## EXERCISE GOAL
Pictures stay out of the copy. Repeat exactly the lines from the first entry below through the line that contains "0.398, 0.384, 0.360]", and nothing beyond.
+--
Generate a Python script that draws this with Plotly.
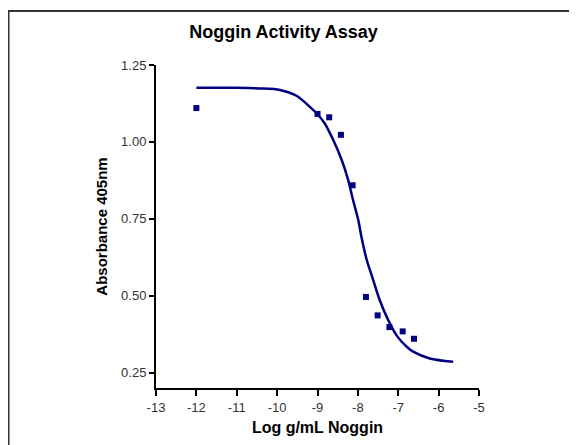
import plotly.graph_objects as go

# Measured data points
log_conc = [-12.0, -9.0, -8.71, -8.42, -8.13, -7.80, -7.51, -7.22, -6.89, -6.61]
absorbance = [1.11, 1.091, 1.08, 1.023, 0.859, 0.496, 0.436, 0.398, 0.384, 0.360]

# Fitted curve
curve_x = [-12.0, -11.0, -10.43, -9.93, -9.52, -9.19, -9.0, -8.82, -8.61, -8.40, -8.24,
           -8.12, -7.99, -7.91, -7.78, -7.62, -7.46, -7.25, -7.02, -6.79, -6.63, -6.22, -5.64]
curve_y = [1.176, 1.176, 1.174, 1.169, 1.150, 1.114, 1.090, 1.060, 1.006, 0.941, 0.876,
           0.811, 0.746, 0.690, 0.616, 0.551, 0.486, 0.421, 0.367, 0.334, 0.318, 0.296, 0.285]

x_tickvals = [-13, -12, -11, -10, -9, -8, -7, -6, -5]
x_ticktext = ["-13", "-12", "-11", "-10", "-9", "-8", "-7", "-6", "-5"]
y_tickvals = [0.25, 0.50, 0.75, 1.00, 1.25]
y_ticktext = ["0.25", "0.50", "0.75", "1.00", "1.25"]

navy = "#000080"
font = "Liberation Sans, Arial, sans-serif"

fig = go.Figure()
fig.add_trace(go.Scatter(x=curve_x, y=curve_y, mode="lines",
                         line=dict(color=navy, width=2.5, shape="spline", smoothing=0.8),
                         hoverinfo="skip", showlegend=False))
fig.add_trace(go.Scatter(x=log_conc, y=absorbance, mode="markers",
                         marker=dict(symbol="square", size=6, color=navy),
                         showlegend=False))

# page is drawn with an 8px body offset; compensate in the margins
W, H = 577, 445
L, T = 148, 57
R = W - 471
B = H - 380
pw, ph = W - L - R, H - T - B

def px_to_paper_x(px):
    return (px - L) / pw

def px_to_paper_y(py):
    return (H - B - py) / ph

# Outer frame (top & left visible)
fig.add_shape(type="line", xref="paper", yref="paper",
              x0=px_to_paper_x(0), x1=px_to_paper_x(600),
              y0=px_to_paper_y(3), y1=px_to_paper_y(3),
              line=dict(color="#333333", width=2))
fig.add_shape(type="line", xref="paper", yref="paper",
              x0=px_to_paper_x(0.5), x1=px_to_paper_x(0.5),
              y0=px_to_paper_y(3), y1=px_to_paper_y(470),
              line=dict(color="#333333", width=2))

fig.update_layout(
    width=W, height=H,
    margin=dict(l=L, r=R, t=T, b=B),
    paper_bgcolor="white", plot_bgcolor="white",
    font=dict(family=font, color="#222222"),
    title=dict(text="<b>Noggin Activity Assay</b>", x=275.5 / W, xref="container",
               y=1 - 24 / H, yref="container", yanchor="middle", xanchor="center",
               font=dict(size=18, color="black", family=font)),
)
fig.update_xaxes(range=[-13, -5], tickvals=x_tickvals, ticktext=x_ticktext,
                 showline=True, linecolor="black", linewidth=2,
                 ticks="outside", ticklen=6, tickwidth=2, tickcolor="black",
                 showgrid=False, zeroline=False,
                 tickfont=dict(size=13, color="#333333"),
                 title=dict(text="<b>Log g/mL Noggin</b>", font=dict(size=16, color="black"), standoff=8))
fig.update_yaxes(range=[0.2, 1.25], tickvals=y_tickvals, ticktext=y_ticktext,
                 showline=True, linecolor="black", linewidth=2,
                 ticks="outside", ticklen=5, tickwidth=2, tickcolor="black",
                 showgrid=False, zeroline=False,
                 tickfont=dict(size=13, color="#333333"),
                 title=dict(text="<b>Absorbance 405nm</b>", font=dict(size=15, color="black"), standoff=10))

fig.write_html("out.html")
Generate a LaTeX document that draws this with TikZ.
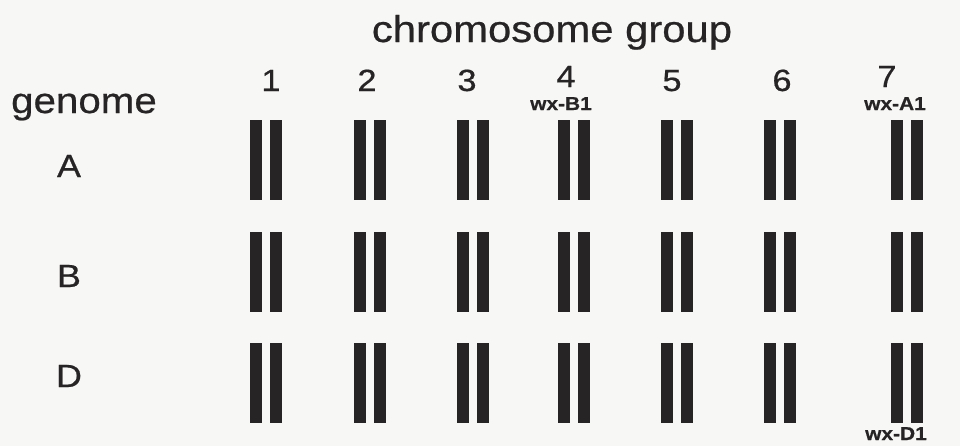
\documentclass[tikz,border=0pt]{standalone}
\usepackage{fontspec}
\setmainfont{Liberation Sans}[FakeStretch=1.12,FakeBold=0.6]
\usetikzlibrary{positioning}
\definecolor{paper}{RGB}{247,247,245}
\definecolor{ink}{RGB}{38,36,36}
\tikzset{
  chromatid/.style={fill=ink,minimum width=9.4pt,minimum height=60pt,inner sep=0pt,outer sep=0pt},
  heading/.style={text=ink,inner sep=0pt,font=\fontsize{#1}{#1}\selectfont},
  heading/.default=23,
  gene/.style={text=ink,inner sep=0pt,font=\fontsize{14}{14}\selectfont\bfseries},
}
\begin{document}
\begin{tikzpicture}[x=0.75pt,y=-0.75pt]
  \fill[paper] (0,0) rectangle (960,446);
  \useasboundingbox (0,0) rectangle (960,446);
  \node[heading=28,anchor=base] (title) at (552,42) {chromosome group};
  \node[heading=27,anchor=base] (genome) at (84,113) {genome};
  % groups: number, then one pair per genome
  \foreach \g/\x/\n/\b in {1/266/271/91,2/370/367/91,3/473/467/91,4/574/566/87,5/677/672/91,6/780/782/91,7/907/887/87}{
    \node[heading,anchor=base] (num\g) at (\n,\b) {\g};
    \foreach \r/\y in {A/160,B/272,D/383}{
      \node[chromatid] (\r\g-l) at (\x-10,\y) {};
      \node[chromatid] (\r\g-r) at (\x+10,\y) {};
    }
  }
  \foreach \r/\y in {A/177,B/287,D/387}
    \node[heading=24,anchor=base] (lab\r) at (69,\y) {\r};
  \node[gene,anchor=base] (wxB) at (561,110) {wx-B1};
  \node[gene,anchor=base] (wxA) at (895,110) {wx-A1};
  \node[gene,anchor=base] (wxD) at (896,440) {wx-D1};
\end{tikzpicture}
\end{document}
+--
## RESPONSE TO THE TASK
Generate a Python script that draws this with Plotly.
import plotly.graph_objects as go

# Measured data points
log_conc = [-12.0, -9.0, -8.71, -8.42, -8.13, -7.80, -7.51, -7.22, -6.89, -6.61]
absorbance = [1.11, 1.091, 1.08, 1.023, 0.859, 0.496, 0.436, 0.398, 0.384, 0.360]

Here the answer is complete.